- **REQUIRED TASK**
Restate the whole of the material. Keep every word, and drop the pictures.

- **DATA LINES**
● ● ● ● ●
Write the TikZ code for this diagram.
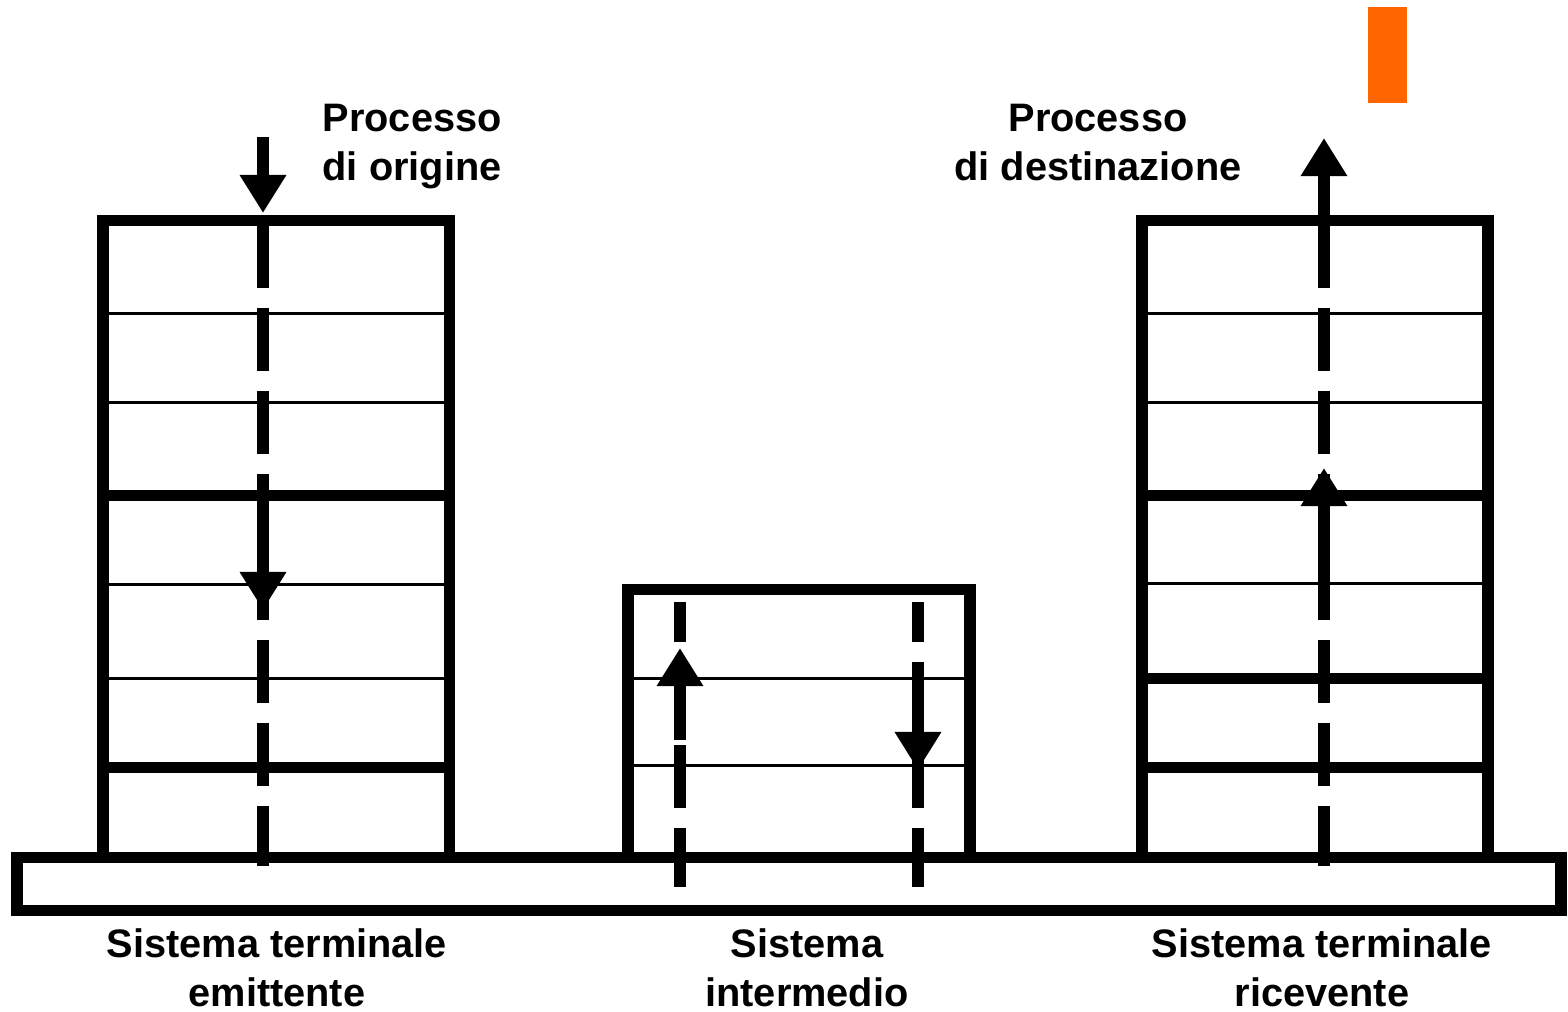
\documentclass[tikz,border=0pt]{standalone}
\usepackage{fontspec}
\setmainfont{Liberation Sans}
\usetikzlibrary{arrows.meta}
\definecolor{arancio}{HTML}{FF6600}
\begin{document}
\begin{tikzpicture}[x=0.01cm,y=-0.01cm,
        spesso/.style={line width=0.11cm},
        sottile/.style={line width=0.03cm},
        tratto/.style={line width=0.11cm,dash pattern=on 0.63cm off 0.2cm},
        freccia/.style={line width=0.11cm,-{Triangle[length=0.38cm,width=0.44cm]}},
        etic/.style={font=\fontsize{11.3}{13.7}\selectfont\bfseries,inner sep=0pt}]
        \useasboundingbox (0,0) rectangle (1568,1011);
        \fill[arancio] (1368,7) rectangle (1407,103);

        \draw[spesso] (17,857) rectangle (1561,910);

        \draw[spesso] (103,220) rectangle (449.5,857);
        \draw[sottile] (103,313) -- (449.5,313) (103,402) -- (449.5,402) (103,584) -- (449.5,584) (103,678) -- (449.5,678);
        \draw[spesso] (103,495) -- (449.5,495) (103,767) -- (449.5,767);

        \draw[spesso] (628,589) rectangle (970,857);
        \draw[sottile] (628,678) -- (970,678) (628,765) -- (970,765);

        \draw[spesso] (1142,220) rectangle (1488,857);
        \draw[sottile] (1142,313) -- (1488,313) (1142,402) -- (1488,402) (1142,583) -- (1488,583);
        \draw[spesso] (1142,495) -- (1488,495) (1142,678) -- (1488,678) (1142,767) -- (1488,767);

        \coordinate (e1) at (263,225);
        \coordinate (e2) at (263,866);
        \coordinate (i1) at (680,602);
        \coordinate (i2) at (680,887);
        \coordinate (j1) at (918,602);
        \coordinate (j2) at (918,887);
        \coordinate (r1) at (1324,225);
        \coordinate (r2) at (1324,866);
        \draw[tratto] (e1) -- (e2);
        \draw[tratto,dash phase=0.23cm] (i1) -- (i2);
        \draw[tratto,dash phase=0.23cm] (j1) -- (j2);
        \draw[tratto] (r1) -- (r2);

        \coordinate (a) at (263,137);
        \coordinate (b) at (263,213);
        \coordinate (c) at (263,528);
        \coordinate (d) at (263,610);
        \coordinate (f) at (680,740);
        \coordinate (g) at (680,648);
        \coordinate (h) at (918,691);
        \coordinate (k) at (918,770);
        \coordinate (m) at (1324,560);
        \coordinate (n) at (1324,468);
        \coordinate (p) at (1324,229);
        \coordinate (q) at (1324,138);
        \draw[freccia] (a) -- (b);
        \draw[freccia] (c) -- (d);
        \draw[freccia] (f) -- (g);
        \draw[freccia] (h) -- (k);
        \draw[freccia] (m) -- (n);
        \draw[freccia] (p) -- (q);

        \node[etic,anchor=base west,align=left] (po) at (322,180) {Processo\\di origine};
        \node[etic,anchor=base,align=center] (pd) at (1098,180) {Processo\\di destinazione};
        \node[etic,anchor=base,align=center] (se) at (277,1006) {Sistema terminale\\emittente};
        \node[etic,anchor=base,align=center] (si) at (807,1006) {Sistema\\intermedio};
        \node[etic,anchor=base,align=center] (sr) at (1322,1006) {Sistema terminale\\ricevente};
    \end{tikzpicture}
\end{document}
● ● ● ● ●
- **FULL RESPONSE**
Write the TikZ code for this diagram.
\documentclass[tikz,border=0pt]{standalone}
\usepackage{fontspec}
\setmainfont{Liberation Sans}
\usetikzlibrary{arrows.meta}
\definecolor{arancio}{HTML}{FF6600}
\begin{document}
\begin{tikzpicture}[x=0.01cm,y=-0.01cm,
        spesso/.style={line width=0.11cm},
        sottile/.style={line width=0.03cm},
        tratto/.style={line width=0.11cm,dash pattern=on 0.63cm off 0.2cm},
        freccia/.style={line width=0.11cm,-{Triangle[length=0.38cm,width=0.44cm]}},
        etic/.style={font=\fontsize{11.3}{13.7}\selectfont\bfseries,inner sep=0pt}]
        \useasboundingbox (0,0) rectangle (1568,1011);
        \fill[arancio] (1368,7) rectangle (1407,103);

        \draw[spesso] (17,857) rectangle (1561,910);

        \draw[spesso] (103,220) rectangle (449.5,857);
        \draw[sottile] (103,313) -- (449.5,313) (103,402) -- (449.5,402) (103,584) -- (449.5,584) (103,678) -- (449.5,678);
        \draw[spesso] (103,495) -- (449.5,495) (103,767) -- (449.5,767);

        \draw[spesso] (628,589) rectangle (970,857);
        \draw[sottile] (628,678) -- (970,678) (628,765) -- (970,765);

        \draw[spesso] (1142,220) rectangle (1488,857);
        \draw[sottile] (1142,313) -- (1488,313) (1142,402) -- (1488,402) (1142,583) -- (1488,583);
        \draw[spesso] (1142,495) -- (1488,495) (1142,678) -- (1488,678) (1142,767) -- (1488,767);

        \coordinate (e1) at (263,225);
        \coordinate (e2) at (263,866);
        \coordinate (i1) at (680,602);
        \coordinate (i2) at (680,887);
        \coordinate (j1) at (918,602);
        \coordinate (j2) at (918,887);
        \coordinate (r1) at (1324,225);
        \coordinate (r2) at (1324,866);
        \draw[tratto] (e1) -- (e2);
        \draw[tratto,dash phase=0.23cm] (i1) -- (i2);
        \draw[tratto,dash phase=0.23cm] (j1) -- (j2);
        \draw[tratto] (r1) -- (r2);

        \coordinate (a) at (263,137);
        \coordinate (b) at (263,213);
        \coordinate (c) at (263,528);
        \coordinate (d) at (263,610);
        \coordinate (f) at (680,740);
        \coordinate (g) at (680,648);
        \coordinate (h) at (918,691);
        \coordinate (k) at (918,770);
        \coordinate (m) at (1324,560);
        \coordinate (n) at (1324,468);
        \coordinate (p) at (1324,229);
        \coordinate (q) at (1324,138);
        \draw[freccia] (a) -- (b);
        \draw[freccia] (c) -- (d);
        \draw[freccia] (f) -- (g);
        \draw[freccia] (h) -- (k);
        \draw[freccia] (m) -- (n);
        \draw[freccia] (p) -- (q);

        \node[etic,anchor=base west,align=left] (po) at (322,180) {Processo\\di origine};
        \node[etic,anchor=base,align=center] (pd) at (1098,180) {Processo\\di destinazione};
        \node[etic,anchor=base,align=center] (se) at (277,1006) {Sistema terminale\\emittente};
        \node[etic,anchor=base,align=center] (si) at (807,1006) {Sistema\\intermedio};
        \node[etic,anchor=base,align=center] (sr) at (1322,1006) {Sistema terminale\\ricevente};
    \end{tikzpicture}
\end{document}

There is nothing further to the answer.